• Task goal: Go through the material and write it all out exactly, minus the pictures.

──────────

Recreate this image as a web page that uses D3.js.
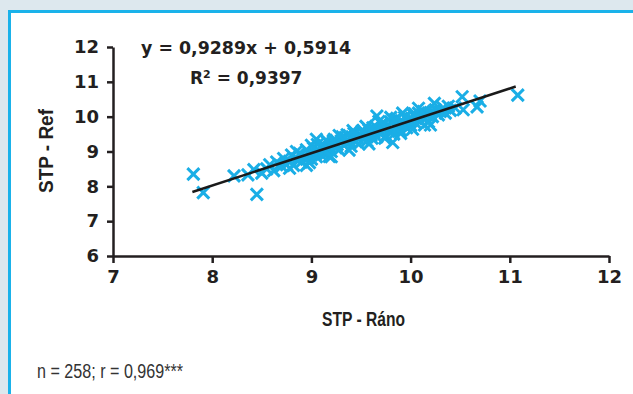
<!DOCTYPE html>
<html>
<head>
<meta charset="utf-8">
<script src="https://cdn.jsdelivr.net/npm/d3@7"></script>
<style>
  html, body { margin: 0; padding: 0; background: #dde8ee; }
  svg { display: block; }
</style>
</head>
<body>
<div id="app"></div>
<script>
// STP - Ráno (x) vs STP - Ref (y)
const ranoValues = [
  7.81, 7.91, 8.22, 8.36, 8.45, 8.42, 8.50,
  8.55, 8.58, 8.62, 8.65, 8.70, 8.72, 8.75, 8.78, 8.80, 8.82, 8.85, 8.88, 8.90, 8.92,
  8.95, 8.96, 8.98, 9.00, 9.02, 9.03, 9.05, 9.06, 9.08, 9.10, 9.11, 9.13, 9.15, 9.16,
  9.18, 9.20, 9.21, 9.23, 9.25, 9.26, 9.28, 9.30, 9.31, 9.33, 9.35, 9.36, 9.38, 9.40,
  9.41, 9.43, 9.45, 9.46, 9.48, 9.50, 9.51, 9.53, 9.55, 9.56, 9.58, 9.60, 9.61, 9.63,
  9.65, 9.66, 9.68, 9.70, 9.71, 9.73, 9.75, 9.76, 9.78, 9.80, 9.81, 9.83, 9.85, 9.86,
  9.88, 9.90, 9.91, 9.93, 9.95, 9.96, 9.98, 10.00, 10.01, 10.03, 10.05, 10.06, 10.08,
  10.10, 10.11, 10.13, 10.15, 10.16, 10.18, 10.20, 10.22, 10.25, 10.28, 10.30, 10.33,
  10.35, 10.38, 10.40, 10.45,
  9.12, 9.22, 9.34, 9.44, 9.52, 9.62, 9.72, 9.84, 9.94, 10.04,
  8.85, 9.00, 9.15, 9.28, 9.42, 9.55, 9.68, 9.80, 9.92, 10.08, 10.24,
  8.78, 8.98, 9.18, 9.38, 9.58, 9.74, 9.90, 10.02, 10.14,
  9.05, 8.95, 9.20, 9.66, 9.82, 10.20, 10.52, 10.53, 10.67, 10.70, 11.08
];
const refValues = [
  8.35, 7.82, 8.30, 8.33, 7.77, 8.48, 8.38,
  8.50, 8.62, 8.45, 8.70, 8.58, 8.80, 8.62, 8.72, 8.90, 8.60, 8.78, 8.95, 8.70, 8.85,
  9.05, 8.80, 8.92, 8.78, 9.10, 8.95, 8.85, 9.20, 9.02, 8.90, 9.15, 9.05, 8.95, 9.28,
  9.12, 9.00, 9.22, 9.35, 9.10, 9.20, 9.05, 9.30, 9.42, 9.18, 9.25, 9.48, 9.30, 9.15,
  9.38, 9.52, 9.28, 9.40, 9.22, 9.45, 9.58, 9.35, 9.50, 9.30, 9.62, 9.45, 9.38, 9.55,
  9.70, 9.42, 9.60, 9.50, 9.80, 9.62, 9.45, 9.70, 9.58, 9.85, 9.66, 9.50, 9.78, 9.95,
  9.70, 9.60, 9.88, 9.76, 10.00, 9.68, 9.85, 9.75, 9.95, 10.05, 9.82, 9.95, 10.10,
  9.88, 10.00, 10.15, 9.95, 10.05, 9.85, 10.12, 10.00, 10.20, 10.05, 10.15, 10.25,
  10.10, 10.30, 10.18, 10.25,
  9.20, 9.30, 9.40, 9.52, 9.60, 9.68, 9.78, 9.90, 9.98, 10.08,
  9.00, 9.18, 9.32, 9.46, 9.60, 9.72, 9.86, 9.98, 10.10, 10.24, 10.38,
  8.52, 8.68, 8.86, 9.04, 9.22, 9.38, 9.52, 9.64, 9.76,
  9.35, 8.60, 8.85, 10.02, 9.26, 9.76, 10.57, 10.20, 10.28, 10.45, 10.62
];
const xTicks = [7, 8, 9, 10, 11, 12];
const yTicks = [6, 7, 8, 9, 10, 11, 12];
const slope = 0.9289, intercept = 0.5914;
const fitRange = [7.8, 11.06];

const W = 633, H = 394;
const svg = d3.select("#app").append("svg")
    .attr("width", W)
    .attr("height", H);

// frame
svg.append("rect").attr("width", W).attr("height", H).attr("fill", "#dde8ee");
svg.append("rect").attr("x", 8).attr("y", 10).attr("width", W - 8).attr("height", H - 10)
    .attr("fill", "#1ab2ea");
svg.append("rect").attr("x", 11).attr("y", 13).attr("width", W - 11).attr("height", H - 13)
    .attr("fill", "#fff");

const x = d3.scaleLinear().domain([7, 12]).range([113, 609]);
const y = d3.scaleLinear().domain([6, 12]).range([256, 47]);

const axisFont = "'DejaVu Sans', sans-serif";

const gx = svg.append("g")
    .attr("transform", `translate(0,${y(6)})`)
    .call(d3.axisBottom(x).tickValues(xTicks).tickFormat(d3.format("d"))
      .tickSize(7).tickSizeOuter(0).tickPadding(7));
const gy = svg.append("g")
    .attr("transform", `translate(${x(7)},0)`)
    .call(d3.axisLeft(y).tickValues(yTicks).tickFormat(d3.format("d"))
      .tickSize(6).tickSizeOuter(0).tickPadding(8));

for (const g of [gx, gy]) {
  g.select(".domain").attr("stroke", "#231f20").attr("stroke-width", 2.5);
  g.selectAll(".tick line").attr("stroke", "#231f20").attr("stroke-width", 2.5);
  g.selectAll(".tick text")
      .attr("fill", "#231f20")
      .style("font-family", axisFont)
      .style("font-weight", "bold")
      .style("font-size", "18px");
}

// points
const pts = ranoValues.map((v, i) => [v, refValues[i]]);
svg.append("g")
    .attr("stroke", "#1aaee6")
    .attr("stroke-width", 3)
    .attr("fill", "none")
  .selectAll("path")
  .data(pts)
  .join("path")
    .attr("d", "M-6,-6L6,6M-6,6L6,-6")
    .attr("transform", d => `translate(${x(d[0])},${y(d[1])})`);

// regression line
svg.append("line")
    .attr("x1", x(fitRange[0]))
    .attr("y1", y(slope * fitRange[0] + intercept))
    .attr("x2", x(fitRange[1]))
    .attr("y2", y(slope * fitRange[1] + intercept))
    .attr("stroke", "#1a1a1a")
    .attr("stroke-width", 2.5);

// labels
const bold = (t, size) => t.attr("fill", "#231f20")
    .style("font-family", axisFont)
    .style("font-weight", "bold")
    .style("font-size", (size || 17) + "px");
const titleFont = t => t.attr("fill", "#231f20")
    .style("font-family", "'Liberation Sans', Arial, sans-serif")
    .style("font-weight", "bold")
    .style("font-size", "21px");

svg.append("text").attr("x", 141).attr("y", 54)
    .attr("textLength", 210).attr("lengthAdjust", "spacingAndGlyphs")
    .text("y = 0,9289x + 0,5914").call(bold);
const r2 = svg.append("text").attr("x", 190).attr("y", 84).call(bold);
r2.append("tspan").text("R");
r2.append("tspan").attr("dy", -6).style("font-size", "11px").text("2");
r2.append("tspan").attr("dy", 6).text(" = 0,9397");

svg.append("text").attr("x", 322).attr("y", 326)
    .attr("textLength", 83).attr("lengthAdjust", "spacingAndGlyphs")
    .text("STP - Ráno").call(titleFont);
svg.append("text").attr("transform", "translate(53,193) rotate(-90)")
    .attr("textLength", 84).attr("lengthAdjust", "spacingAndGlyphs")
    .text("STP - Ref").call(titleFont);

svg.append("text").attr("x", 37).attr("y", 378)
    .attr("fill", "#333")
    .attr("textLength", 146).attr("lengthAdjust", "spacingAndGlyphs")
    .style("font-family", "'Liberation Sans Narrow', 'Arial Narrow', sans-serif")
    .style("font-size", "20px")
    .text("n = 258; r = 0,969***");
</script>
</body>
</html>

──────────

• Task solution:
Recreate this image as a web page that uses D3.js.
<!DOCTYPE html>
<html>
<head>
<meta charset="utf-8">
<script src="https://cdn.jsdelivr.net/npm/d3@7"></script>
<style>
  html, body { margin: 0; padding: 0; background: #dde8ee; }
  svg { display: block; }
</style>
</head>
<body>
<div id="app"></div>
<script>
// STP - Ráno (x) vs STP - Ref (y)
const ranoValues = [
  7.81, 7.91, 8.22, 8.36, 8.45, 8.42, 8.50,
  8.55, 8.58, 8.62, 8.65, 8.70, 8.72, 8.75, 8.78, 8.80, 8.82, 8.85, 8.88, 8.90, 8.92,
  8.95, 8.96, 8.98, 9.00, 9.02, 9.03, 9.05, 9.06, 9.08, 9.10, 9.11, 9.13, 9.15, 9.16,
  9.18, 9.20, 9.21, 9.23, 9.25, 9.26, 9.28, 9.30, 9.31, 9.33, 9.35, 9.36, 9.38, 9.40,
  9.41, 9.43, 9.45, 9.46, 9.48, 9.50, 9.51, 9.53, 9.55, 9.56, 9.58, 9.60, 9.61, 9.63,
  9.65, 9.66, 9.68, 9.70, 9.71, 9.73, 9.75, 9.76, 9.78, 9.80, 9.81, 9.83, 9.85, 9.86,
  9.88, 9.90, 9.91, 9.93, 9.95, 9.96, 9.98, 10.00, 10.01, 10.03, 10.05, 10.06, 10.08,
  10.10, 10.11, 10.13, 10.15, 10.16, 10.18, 10.20, 10.22, 10.25, 10.28, 10.30, 10.33,
  10.35, 10.38, 10.40, 10.45,
  9.12, 9.22, 9.34, 9.44, 9.52, 9.62, 9.72, 9.84, 9.94, 10.04,
  8.85, 9.00, 9.15, 9.28, 9.42, 9.55, 9.68, 9.80, 9.92, 10.08, 10.24,
  8.78, 8.98, 9.18, 9.38, 9.58, 9.74, 9.90, 10.02, 10.14,
  9.05, 8.95, 9.20, 9.66, 9.82, 10.20, 10.52, 10.53, 10.67, 10.70, 11.08
];
const refValues = [
  8.35, 7.82, 8.30, 8.33, 7.77, 8.48, 8.38,
  8.50, 8.62, 8.45, 8.70, 8.58, 8.80, 8.62, 8.72, 8.90, 8.60, 8.78, 8.95, 8.70, 8.85,
  9.05, 8.80, 8.92, 8.78, 9.10, 8.95, 8.85, 9.20, 9.02, 8.90, 9.15, 9.05, 8.95, 9.28,
  9.12, 9.00, 9.22, 9.35, 9.10, 9.20, 9.05, 9.30, 9.42, 9.18, 9.25, 9.48, 9.30, 9.15,
  9.38, 9.52, 9.28, 9.40, 9.22, 9.45, 9.58, 9.35, 9.50, 9.30, 9.62, 9.45, 9.38, 9.55,
  9.70, 9.42, 9.60, 9.50, 9.80, 9.62, 9.45, 9.70, 9.58, 9.85, 9.66, 9.50, 9.78, 9.95,
  9.70, 9.60, 9.88, 9.76, 10.00, 9.68, 9.85, 9.75, 9.95, 10.05, 9.82, 9.95, 10.10,
  9.88, 10.00, 10.15, 9.95, 10.05, 9.85, 10.12, 10.00, 10.20, 10.05, 10.15, 10.25,
  10.10, 10.30, 10.18, 10.25,
  9.20, 9.30, 9.40, 9.52, 9.60, 9.68, 9.78, 9.90, 9.98, 10.08,
  9.00, 9.18, 9.32, 9.46, 9.60, 9.72, 9.86, 9.98, 10.10, 10.24, 10.38,
  8.52, 8.68, 8.86, 9.04, 9.22, 9.38, 9.52, 9.64, 9.76,
  9.35, 8.60, 8.85, 10.02, 9.26, 9.76, 10.57, 10.20, 10.28, 10.45, 10.62
];
const xTicks = [7, 8, 9, 10, 11, 12];
const yTicks = [6, 7, 8, 9, 10, 11, 12];
const slope = 0.9289, intercept = 0.5914;
const fitRange = [7.8, 11.06];

const W = 633, H = 394;
const svg = d3.select("#app").append("svg")
    .attr("width", W)
    .attr("height", H);

// frame
svg.append("rect").attr("width", W).attr("height", H).attr("fill", "#dde8ee");
svg.append("rect").attr("x", 8).attr("y", 10).attr("width", W - 8).attr("height", H - 10)
    .attr("fill", "#1ab2ea");
svg.append("rect").attr("x", 11).attr("y", 13).attr("width", W - 11).attr("height", H - 13)
    .attr("fill", "#fff");

const x = d3.scaleLinear().domain([7, 12]).range([113, 609]);
const y = d3.scaleLinear().domain([6, 12]).range([256, 47]);

const axisFont = "'DejaVu Sans', sans-serif";

const gx = svg.append("g")
    .attr("transform", `translate(0,${y(6)})`)
    .call(d3.axisBottom(x).tickValues(xTicks).tickFormat(d3.format("d"))
      .tickSize(7).tickSizeOuter(0).tickPadding(7));
const gy = svg.append("g")
    .attr("transform", `translate(${x(7)},0)`)
    .call(d3.axisLeft(y).tickValues(yTicks).tickFormat(d3.format("d"))
      .tickSize(6).tickSizeOuter(0).tickPadding(8));

for (const g of [gx, gy]) {
  g.select(".domain").attr("stroke", "#231f20").attr("stroke-width", 2.5);
  g.selectAll(".tick line").attr("stroke", "#231f20").attr("stroke-width", 2.5);
  g.selectAll(".tick text")
      .attr("fill", "#231f20")
      .style("font-family", axisFont)
      .style("font-weight", "bold")
      .style("font-size", "18px");
}

// points
const pts = ranoValues.map((v, i) => [v, refValues[i]]);
svg.append("g")
    .attr("stroke", "#1aaee6")
    .attr("stroke-width", 3)
    .attr("fill", "none")
  .selectAll("path")
  .data(pts)
  .join("path")
    .attr("d", "M-6,-6L6,6M-6,6L6,-6")
    .attr("transform", d => `translate(${x(d[0])},${y(d[1])})`);

// regression line
svg.append("line")
    .attr("x1", x(fitRange[0]))
    .attr("y1", y(slope * fitRange[0] + intercept))
    .attr("x2", x(fitRange[1]))
    .attr("y2", y(slope * fitRange[1] + intercept))
    .attr("stroke", "#1a1a1a")
    .attr("stroke-width", 2.5);

// labels
const bold = (t, size) => t.attr("fill", "#231f20")
    .style("font-family", axisFont)
    .style("font-weight", "bold")
    .style("font-size", (size || 17) + "px");
const titleFont = t => t.attr("fill", "#231f20")
    .style("font-family", "'Liberation Sans', Arial, sans-serif")
    .style("font-weight", "bold")
    .style("font-size", "21px");

svg.append("text").attr("x", 141).attr("y", 54)
    .attr("textLength", 210).attr("lengthAdjust", "spacingAndGlyphs")
    .text("y = 0,9289x + 0,5914").call(bold);
const r2 = svg.append("text").attr("x", 190).attr("y", 84).call(bold);
r2.append("tspan").text("R");
r2.append("tspan").attr("dy", -6).style("font-size", "11px").text("2");
r2.append("tspan").attr("dy", 6).text(" = 0,9397");

svg.append("text").attr("x", 322).attr("y", 326)
    .attr("textLength", 83).attr("lengthAdjust", "spacingAndGlyphs")
    .text("STP - Ráno").call(titleFont);
svg.append("text").attr("transform", "translate(53,193) rotate(-90)")
    .attr("textLength", 84).attr("lengthAdjust", "spacingAndGlyphs")
    .text("STP - Ref").call(titleFont);

svg.append("text").attr("x", 37).attr("y", 378)
    .attr("fill", "#333")
    .attr("textLength", 146).attr("lengthAdjust", "spacingAndGlyphs")
    .style("font-family", "'Liberation Sans Narrow', 'Arial Narrow', sans-serif")
    .style("font-size", "20px")
    .text("n = 258; r = 0,969***");
</script>
</body>
</html>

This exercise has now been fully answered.